# Is Advantage flea medicine any good?



## Proud Marine Dad (Apr 1, 2009)

We have been using K9 Advantix for over a year with excellent results but I am wondering if Advantage (also made by Bayer) is any good? 

The reason I ask is because my mom has a Pomeranian and it has fleas bad.
Someone gave her three of the Advantage bottles in the packages and I applied one to her dog on Tuesday. I went over there yesterday and the dog had 5 or 6 fleas crawling on her again. Is Advantage no good or does she have fleas somewhere else that are jumping back onto the dog? 
My mom claims she never sees fleas in the carpet although she has had one or two on her in the past in bed at night. My mom has Alzheimers so I am wondering if her bedroom carpet has more than she is saying.


----------



## PitBullHappenings (Aug 12, 2009)

I'd bet she's got more in the carpet and the ones you seen were new fleas. Fleas love carpet. I use advantage for my 4 dogs and it does great.


----------



## Proud Marine Dad (Apr 1, 2009)

My mom doesn't remember when someone gave them to her so I was wondering if it might be old medicine?
I didn't see any expiration date on the Advantage and was wondering if maybe it was old and not as effective? Is that possible?


----------



## PBN (Aug 1, 2009)

Try vacuuming the carpet, the vacuum is the number one tool against fleas. o_o

Try vacuuming it daily as well.


----------



## bahamutt99 (May 14, 2008)

Advantage has always worked well for us.

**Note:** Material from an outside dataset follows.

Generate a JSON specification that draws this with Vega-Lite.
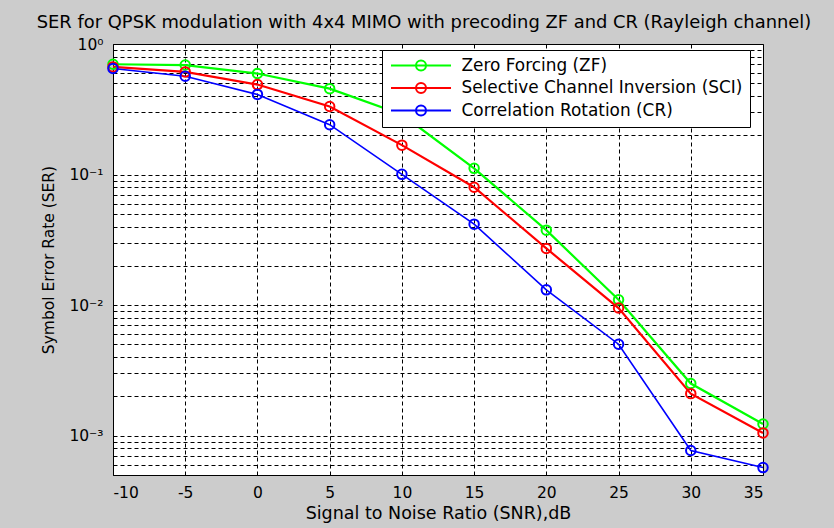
{
  "$schema": "https://vega.github.io/schema/vega-lite/v6.json",
  "autosize": {"type": "none"},
  "width": 650,
  "height": 431,
  "padding": {"left": 113, "top": 44, "right": 71, "bottom": 53},
  "background": "#cccccc",
  "config": {
    "view": {"fill": "white", "stroke": "black", "strokeWidth": 1},
    "font": "DejaVu Sans",
    "axis": {
      "domain": false,
      "grid": true,
      "gridColor": "black",
      "gridDash": [4, 3],
      "gridOpacity": 1,
      "gridWidth": 1,
      "ticks": false,
      "labelColor": "black",
      "titleColor": "black",
      "labelFont": "DejaVu Sans",
      "titleFont": "DejaVu Sans",
      "labelFontSize": 15.5,
      "titleFontSize": 16,
      "titleFontWeight": "normal"
    }
  },
  "title": {
    "text": "SER for QPSK modulation with 4x4 MIMO with precoding ZF and CR (Rayleigh channel)",
    "font": "DejaVu Sans",
    "fontSize": 17.9,
    "fontWeight": "normal",
    "color": "black",
    "anchor": "middle",
    "dx": -14,
    "offset": 5
  },
  "data": {
    "values": [
      {"snr": -10, "ser": 0.70, "scheme": "Zero Forcing (ZF)"},
      {"snr": -5, "ser": 0.69, "scheme": "Zero Forcing (ZF)"},
      {"snr": 0, "ser": 0.594, "scheme": "Zero Forcing (ZF)"},
      {"snr": 5, "ser": 0.455, "scheme": "Zero Forcing (ZF)"},
      {"snr": 10, "ser": 0.288, "scheme": "Zero Forcing (ZF)"},
      {"snr": 15, "ser": 0.1116, "scheme": "Zero Forcing (ZF)"},
      {"snr": 20, "ser": 0.0375, "scheme": "Zero Forcing (ZF)"},
      {"snr": 25, "ser": 0.011, "scheme": "Zero Forcing (ZF)"},
      {"snr": 30, "ser": 0.00251, "scheme": "Zero Forcing (ZF)"},
      {"snr": 35, "ser": 0.00123, "scheme": "Zero Forcing (ZF)"},
      {"snr": -10, "ser": 0.668, "scheme": "Selective Channel Inversion (SCI)"},
      {"snr": -5, "ser": 0.611, "scheme": "Selective Channel Inversion (SCI)"},
      {"snr": 0, "ser": 0.489, "scheme": "Selective Channel Inversion (SCI)"},
      {"snr": 5, "ser": 0.332, "scheme": "Selective Channel Inversion (SCI)"},
      {"snr": 10, "ser": 0.168, "scheme": "Selective Channel Inversion (SCI)"},
      {"snr": 15, "ser": 0.080, "scheme": "Selective Channel Inversion (SCI)"},
      {"snr": 20, "ser": 0.0272, "scheme": "Selective Channel Inversion (SCI)"},
      {"snr": 25, "ser": 0.0095, "scheme": "Selective Channel Inversion (SCI)"},
      {"snr": 30, "ser": 0.0021, "scheme": "Selective Channel Inversion (SCI)"},
      {"snr": 35, "ser": 0.00105, "scheme": "Selective Channel Inversion (SCI)"},
      {"snr": -10, "ser": 0.649, "scheme": "Correlation Rotation (CR)"},
      {"snr": -5, "ser": 0.566, "scheme": "Correlation Rotation (CR)"},
      {"snr": 0, "ser": 0.411, "scheme": "Correlation Rotation (CR)"},
      {"snr": 5, "ser": 0.241, "scheme": "Correlation Rotation (CR)"},
      {"snr": 10, "ser": 0.1004, "scheme": "Correlation Rotation (CR)"},
      {"snr": 15, "ser": 0.0417, "scheme": "Correlation Rotation (CR)"},
      {"snr": 20, "ser": 0.0131, "scheme": "Correlation Rotation (CR)"},
      {"snr": 25, "ser": 0.00502, "scheme": "Correlation Rotation (CR)"},
      {"snr": 30, "ser": 0.00077, "scheme": "Correlation Rotation (CR)"},
      {"snr": 35, "ser": 0.00057, "scheme": "Correlation Rotation (CR)"}
    ]
  },
  "encoding": {
    "x": {
      "field": "snr",
      "type": "quantitative",
      "scale": {"domain": [-10, 35], "nice": false, "zero": false},
      "axis": {
        "values": [-10, -5, 0, 5, 10, 15, 20, 25, 30, 35],
        "labelExpr": "replace(datum.label, '−', '-')",
        "title": "Signal to Noise Ratio (SNR),dB",
        "titleFontSize": 17.5,
        "labelPadding": 10,
        "titlePadding": 4
      }
    },
    "y": {
      "field": "ser",
      "type": "quantitative",
      "scale": {"type": "log", "domain": [0.0005, 1], "nice": false},
      "axis": {
        "values": [0.0005, 0.0006, 0.0007, 0.0008, 0.0009, 0.001, 0.002, 0.003, 0.004, 0.005, 0.006, 0.007, 0.008, 0.009, 0.01, 0.02, 0.03, 0.04, 0.05, 0.06, 0.07, 0.08, 0.09, 0.1, 0.2, 0.3, 0.4, 0.5, 0.6, 0.7, 0.8, 0.9, 1],
        "labelExpr": "datum.value == 1 ? '10⁰' : datum.value == 0.1 ? '10⁻¹' : datum.value == 0.01 ? '10⁻²' : datum.value == 0.001 ? '10⁻³' : ''",
        "labelPadding": 10,
        "title": "Symbol Error Rate (SER)",
        "titleFontSize": 15.5,
        "titlePadding": 12
      }
    },
    "color": {
      "field": "scheme",
      "type": "nominal",
      "sort": null,
      "scale": {
        "domain": ["Zero Forcing (ZF)", "Selective Channel Inversion (SCI)", "Correlation Rotation (CR)"],
        "range": ["#00ff00", "#ff0000", "#0000ff"]
      },
      "legend": {
        "title": null,
        "orient": "none",
        "legendX": 269,
        "legendY": 6,
        "fillColor": "white",
        "strokeColor": "black",
        "padding": 7,
        "rowPadding": 3.5,
        "labelFont": "DejaVu Sans",
        "labelFontSize": 16.9,
        "labelColor": "black",
        "labelLimit": 400,
        "symbolType": "M-4,0L4,0M0.667,0A0.667,0.667,0,1,1,-0.667,0A0.667,0.667,0,1,1,0.667,0",
        "symbolSize": 225,
        "symbolOffset": 23.5,
        "labelOffset": 32,
        "symbolStrokeWidth": 2,
        "symbolFillColor": "transparent"
      }
    }
  },
  "layer": [
    {
      "mark": {"type": "line", "clip": false},
      "encoding": {
        "strokeWidth": {
          "condition": {"test": "datum.scheme == 'Correlation Rotation (CR)'", "value": 1.6},
          "value": 2.2
        }
      }
    },
    {
      "mark": {"type": "point", "shape": "circle", "filled": false, "size": 90, "strokeWidth": 2, "opacity": 1, "clip": false}
    }
  ]
}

Better than Frontline.


----------



## bangimoshi (Oct 18, 2008)

yeah, i bet there are more fleas in the house that are jumping back on the dogs. you really need to treat the whole house to get rid of fleas. advantage is pretty legit, and has worked great for me for preventing fleas, but you need to clean all the carpets and wash everything you can (blankets, curtains, dog bedding) to deal with an establihed flea problem. keep treating the dogs monthly and do all you can to clean the house.


----------